— Begin —

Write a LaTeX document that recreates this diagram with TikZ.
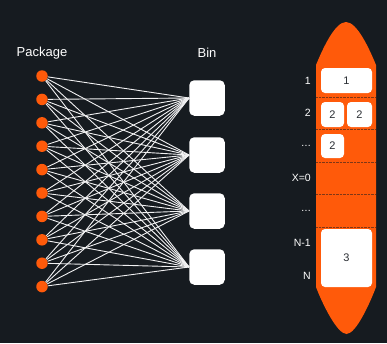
\documentclass[tikz,border=0pt]{standalone}
\usepackage{fontspec}
\setmainfont{Liberation Sans}
\definecolor{bgdark}{HTML}{161B20}
\definecolor{pkgorange}{HTML}{FF5A0A}
\definecolor{slottext}{HTML}{2A2E33}
\newcommand{\rowdots}{.\kern0.4pt.\kern0.4pt.}
\begin{document}
\begin{tikzpicture}[x=1pt,y=-1pt,
    pkg/.style={circle,fill=pkgorange,minimum size=11.5pt,inner sep=0pt},
    bin/.style={fill=white,rounded corners=5pt,minimum size=35.5pt,inner sep=0pt},
    slot/.style={fill=white,rounded corners=4pt,inner sep=0pt,text=slottext,
      font=\fontsize{11}{12}\selectfont},
    rowlbl/.style={anchor=east,text=white,inner sep=0pt,font=\fontsize{10.5}{11}\selectfont},
    title/.style={text=white,font=\fontsize{13}{14}\selectfont}]
    \fill[bgdark] (0,0) rectangle (387,343);
    % left part: packages to bins
    \node[title] (pkgtitle) at (42,53) {Package};
    \node[title] (bintitle) at (207,53) {Bin};
    \foreach \i in {0,...,9}
      \node[pkg] (p\i) at (42,{76+23.4*\i}) {};
    \foreach \j/\y in {0/98,1/155,2/211,3/267}
      \node[bin] (b\j) at (207,\y) {};
    \foreach \i in {0,...,9}
      \foreach \j in {0,...,3}
        \draw[white!94!bgdark,line width=0.9pt] (p\i) -- (b\j.west);
    % right part: the ship
    \fill[pkgorange] (316,65) .. controls (323,48) and (335,22) .. (346,22)
      .. controls (357,22) and (369,48) .. (376,65) -- (376,287)
      .. controls (370,303) and (356,334) .. (346.5,334)
      .. controls (337,334) and (322,303) .. (316,287) -- cycle;
    \foreach \y in {97,129,162,194,227}{
      \coordinate (sl\y) at (316,\y);
      \coordinate (sr\y) at (376,\y);
      \draw[bgdark!55!pkgorange,densely dotted,line width=0.4pt] (sl\y) -- (sr\y);
    }
    \foreach \t/\y in {1/81,2/113,\rowdots/146,X=0/178,\rowdots/211,N-1/243,N/276}
      \node[rowlbl] at (311,\y) {\t};
    \node[slot,minimum width=51pt,minimum height=25pt] (s1) at (346.5,80.5) {1};
    \node[slot,minimum width=23pt,minimum height=25pt] (s2a) at (332.5,114.5) {2};
    \node[slot,minimum width=25pt,minimum height=25pt] (s2b) at (359.5,114.5) {2};
    \node[slot,minimum width=23pt,minimum height=24pt] (s2c) at (332.5,146) {2};
    \node[slot,minimum width=51pt,minimum height=58pt] (s3) at (346.5,258) {3};
  \end{tikzpicture}
\end{document}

— End —

Task directions: Reproduce all of the material exactly, apart from the pictures.

Final answer:
Write a LaTeX document that recreates this diagram with TikZ.
\documentclass[tikz,border=0pt]{standalone}
\usepackage{fontspec}
\setmainfont{Liberation Sans}
\definecolor{bgdark}{HTML}{161B20}
\definecolor{pkgorange}{HTML}{FF5A0A}
\definecolor{slottext}{HTML}{2A2E33}
\newcommand{\rowdots}{.\kern0.4pt.\kern0.4pt.}
\begin{document}
\begin{tikzpicture}[x=1pt,y=-1pt,
    pkg/.style={circle,fill=pkgorange,minimum size=11.5pt,inner sep=0pt},
    bin/.style={fill=white,rounded corners=5pt,minimum size=35.5pt,inner sep=0pt},
    slot/.style={fill=white,rounded corners=4pt,inner sep=0pt,text=slottext,
      font=\fontsize{11}{12}\selectfont},
    rowlbl/.style={anchor=east,text=white,inner sep=0pt,font=\fontsize{10.5}{11}\selectfont},
    title/.style={text=white,font=\fontsize{13}{14}\selectfont}]
    \fill[bgdark] (0,0) rectangle (387,343);
    % left part: packages to bins
    \node[title] (pkgtitle) at (42,53) {Package};
    \node[title] (bintitle) at (207,53) {Bin};
    \foreach \i in {0,...,9}
      \node[pkg] (p\i) at (42,{76+23.4*\i}) {};
    \foreach \j/\y in {0/98,1/155,2/211,3/267}
      \node[bin] (b\j) at (207,\y) {};
    \foreach \i in {0,...,9}
      \foreach \j in {0,...,3}
        \draw[white!94!bgdark,line width=0.9pt] (p\i) -- (b\j.west);
    % right part: the ship
    \fill[pkgorange] (316,65) .. controls (323,48) and (335,22) .. (346,22)
      .. controls (357,22) and (369,48) .. (376,65) -- (376,287)
      .. controls (370,303) and (356,334) .. (346.5,334)
      .. controls (337,334) and (322,303) .. (316,287) -- cycle;
    \foreach \y in {97,129,162,194,227}{
      \coordinate (sl\y) at (316,\y);
      \coordinate (sr\y) at (376,\y);
      \draw[bgdark!55!pkgorange,densely dotted,line width=0.4pt] (sl\y) -- (sr\y);
    }
    \foreach \t/\y in {1/81,2/113,\rowdots/146,X=0/178,\rowdots/211,N-1/243,N/276}
      \node[rowlbl] at (311,\y) {\t};
    \node[slot,minimum width=51pt,minimum height=25pt] (s1) at (346.5,80.5) {1};
    \node[slot,minimum width=23pt,minimum height=25pt] (s2a) at (332.5,114.5) {2};
    \node[slot,minimum width=25pt,minimum height=25pt] (s2b) at (359.5,114.5) {2};
    \node[slot,minimum width=23pt,minimum height=24pt] (s2c) at (332.5,146) {2};
    \node[slot,minimum width=51pt,minimum height=58pt] (s3) at (346.5,258) {3};
  \end{tikzpicture}
\end{document}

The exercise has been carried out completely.